Italy paid an average rate of 3.25 percent to sell 9 billion euros of six-month BOT bills, down from a euro lifetime record of 6.50 percent a month earlier, according to Reuters. It also sold 1.7 billion euros of 24-month, zero-coupon bonds, near the low end of its target range. The yield fell to 4.85 percent, from 7.8 percent a month ago.
There's another test tomorrow, with a scheduled sale of between 5 billion euros and 8 billion euros of bonds maturing in three, seven and 10 years.
"This is the first piece of good news for Italy's bond market since the crisis erupted [for Rome] in July," Nicholas Spiro of Spiro Sovereign Strategy, told Reuters.
"While today's auction was supposed to be the less challenging of this week's two sales given the shorter maturity of the debt on offer and the predominantly domestic buyer base, it's still a success."
Even so, it failed to lift Wall Street where investors remain just as concerned about the impact of Europe's troubles on corporate results and economic growth.
In afternoon trading in New York, the Dow Jones Industrial Average dropped 0.97 percent, the Standard & Poor's 500 Index shed 1.06 percent and the Nasdaq Composite Index fell 1.02 percent. Trading volumes were thin with many traders on holiday until the new year.
Including today and tomorrow's auctions, Italy will have raised around 430 billion euros this year on the debt markets, according to AFP, adding that in 2012 it will have to raise 450 billion euros.

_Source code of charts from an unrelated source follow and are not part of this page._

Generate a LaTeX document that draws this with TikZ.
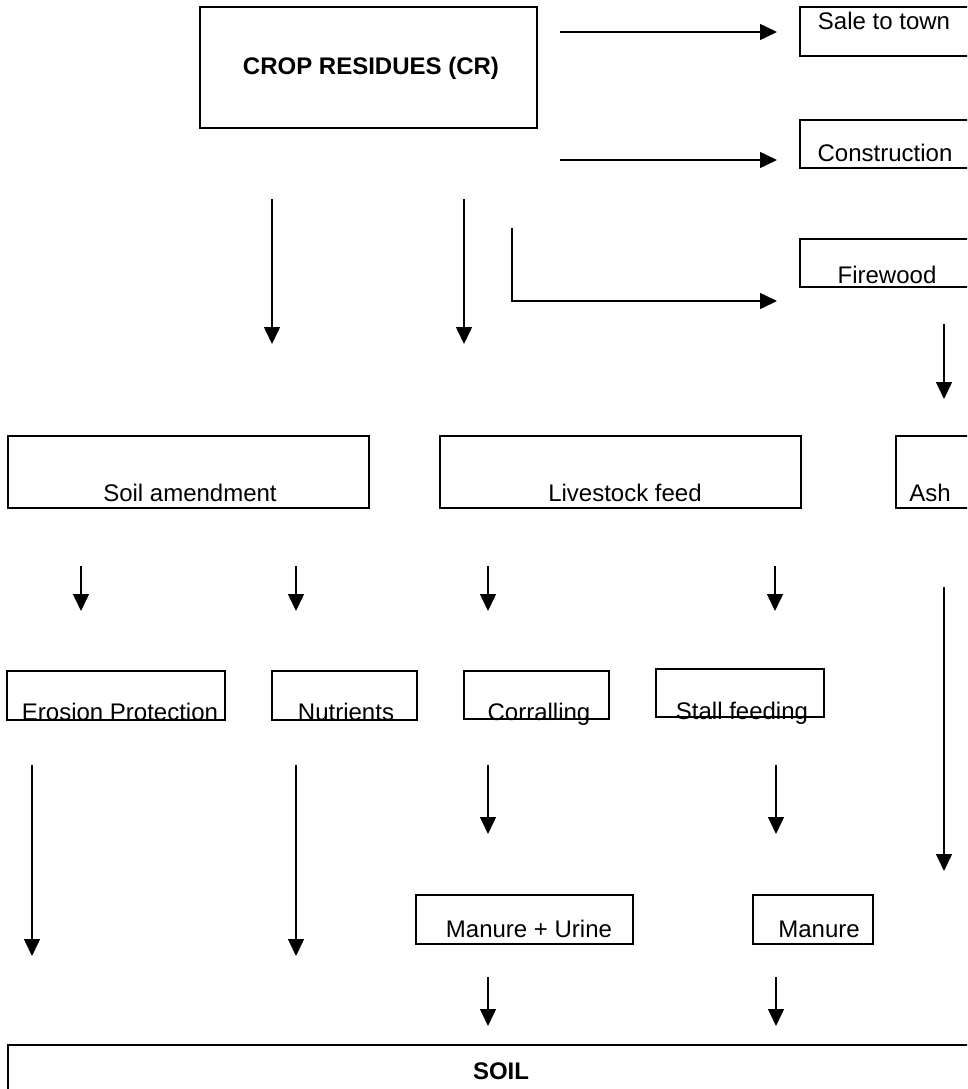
\documentclass[tikz,border=0pt]{standalone}
\usepackage{fontspec}
\setmainfont{Liberation Sans}
\usetikzlibrary{arrows.meta}
\begin{document}
\begin{tikzpicture}[x=1pt,y=-1pt,
  box/.style={draw, line width=1.5pt, inner sep=0pt, outer sep=0pt, anchor=north west},
  lbl/.style={anchor=base, inner sep=0pt, font=\fontsize{24}{28}\selectfont},
  blbl/.style={lbl, font=\fontsize{24}{28}\selectfont\bfseries},
  arr/.style={line width=1.5pt, -{Triangle[width=16pt,length=17pt]}}]
\useasboundingbox (0,0) rectangle (967,1089);
\clip (0,0) rectangle (967,1089);
% boxes
\node[box, minimum width=337pt, minimum height=121pt] (cr) at (200,7) {};
\node[box, minimum width=220pt, minimum height=49pt] (sale) at (800,7) {};
\node[box, minimum width=220pt, minimum height=48pt] (cons) at (800,120) {};
\node[box, minimum width=220pt, minimum height=48pt] (fire) at (800,239) {};
\node[box, minimum width=361pt, minimum height=72pt] (soilam) at (8,436) {};
\node[box, minimum width=361pt, minimum height=72pt] (live) at (440,436) {};
\node[box, minimum width=220pt, minimum height=72pt] (ash) at (896,436) {};
\node[box, minimum width=218pt, minimum height=49pt] (eros) at (7,671) {};
\node[box, minimum width=145pt, minimum height=49pt] (nutr) at (272,671) {};
\node[box, minimum width=145pt, minimum height=48pt] (corr) at (464,671) {};
\node[box, minimum width=168pt, minimum height=48pt] (stall) at (656,669) {};
\node[box, minimum width=217pt, minimum height=49pt] (mu) at (416,895) {};
\node[box, minimum width=120pt, minimum height=49pt] (man) at (753,895) {};
\node[box, minimum width=1000pt, minimum height=100pt] (soil) at (8,1045) {};
% labels
\node[blbl] (crt) at (371,75) {CROP RESIDUES (CR)};
\node[lbl] (salet) at (884,30) {Sale to town};
\node[lbl] (const) at (885,161) {Construction};
\node[lbl] (firet) at (887,283) {Firewood};
\node[lbl] (soilamt) at (190,501) {Soil amendment};
\node[lbl] (livet) at (625,501) {Livestock feed};
\node[lbl] (asht) at (930,501) {Ash};
\node[lbl] (erost) at (120,720) {Erosion Protection};
\node[lbl] (nutrt) at (346,720) {Nutrients};
\node[lbl] (corrt) at (539,720) {Corralling};
\node[lbl] (stallt) at (742,719) {Stall feeding};
\node[lbl] (mut) at (529,937) {Manure + Urine};
\node[lbl] (mant) at (819,937) {Manure};
\node[blbl] (soilt) at (501,1079) {SOIL};
% arrow end points
\coordinate (a1s) at (560,32);  \coordinate (a1e) at (777,32);
\coordinate (a2s) at (560,160); \coordinate (a2e) at (777,160);
\coordinate (a3s) at (512,228); \coordinate (a3c) at (512,301); \coordinate (a3e) at (777,301);
\coordinate (a4s) at (272,199); \coordinate (a4e) at (272,344);
\coordinate (a5s) at (464,199); \coordinate (a5e) at (464,344);
\coordinate (a6s) at (944,324); \coordinate (a6e) at (944,399);
\coordinate (b1s) at (81,566);  \coordinate (b1e) at (81,611);
\coordinate (b2s) at (296,566); \coordinate (b2e) at (296,611);
\coordinate (b3s) at (488,566); \coordinate (b3e) at (488,611);
\coordinate (b4s) at (775,566); \coordinate (b4e) at (775,611);
\coordinate (c1s) at (944,587); \coordinate (c1e) at (944,871);
\coordinate (c2s) at (32,765);  \coordinate (c2e) at (32,956);
\coordinate (c3s) at (296,765); \coordinate (c3e) at (296,956);
\coordinate (c4s) at (488,765); \coordinate (c4e) at (488,834);
\coordinate (c5s) at (776,765); \coordinate (c5e) at (776,834);
\coordinate (d1s) at (488,977); \coordinate (d1e) at (488,1026);
\coordinate (d2s) at (776,977); \coordinate (d2e) at (776,1026);
% arrows
\draw[arr] (a1s) -- (a1e);
\draw[arr] (a2s) -- (a2e);
\draw[arr] (a3s) -- (a3c) -- (a3e);
\draw[arr] (a4s) -- (a4e);
\draw[arr] (a5s) -- (a5e);
\draw[arr] (a6s) -- (a6e);
\draw[arr] (b1s) -- (b1e);
\draw[arr] (b2s) -- (b2e);
\draw[arr] (b3s) -- (b3e);
\draw[arr] (b4s) -- (b4e);
\draw[arr] (c1s) -- (c1e);
\draw[arr] (c2s) -- (c2e);
\draw[arr] (c3s) -- (c3e);
\draw[arr] (c4s) -- (c4e);
\draw[arr] (c5s) -- (c5e);
\draw[arr] (d1s) -- (d1e);
\draw[arr] (d2s) -- (d2e);
\end{tikzpicture}
\end{document}
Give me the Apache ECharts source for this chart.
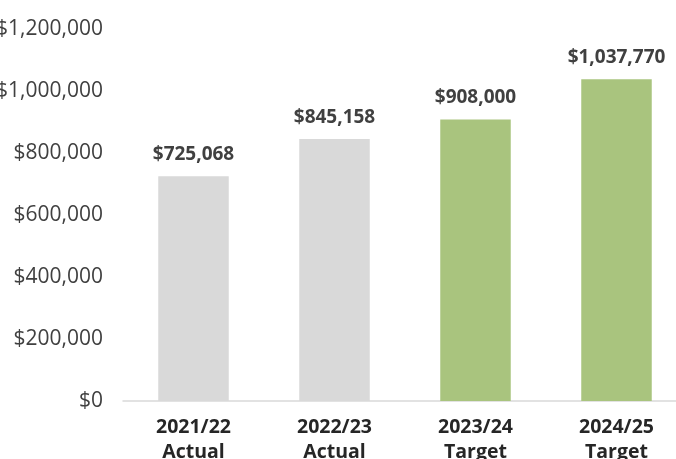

“If the euro zone banks are too afraid to lend, that does not bode well for future growth,” Brian Jacobsen, chief portfolio strategist at Wells Fargo Advantage Funds in Menomonee Falls, told Bloomberg News. “The banks are not borrowing from the ECB in order to spur lending. It’s to shore up their balance sheets. That could lead to a credit contraction.”
There are, however, clear indications that underpin a sense of optimism about the year ahead such as a slew of initial public offerings by Internet companies.
With Facebook considering the largest Internet initial public offering on record and regulatory filings showing that at least 14 other Web-related companies are planning sales, the industry may raise US$11 billion next year, according to data compiled by Bloomberg.
That would be the most since US$18.5 billion of IPOs in 1999, just before the dot-com bubble burst, according to Bloomberg News.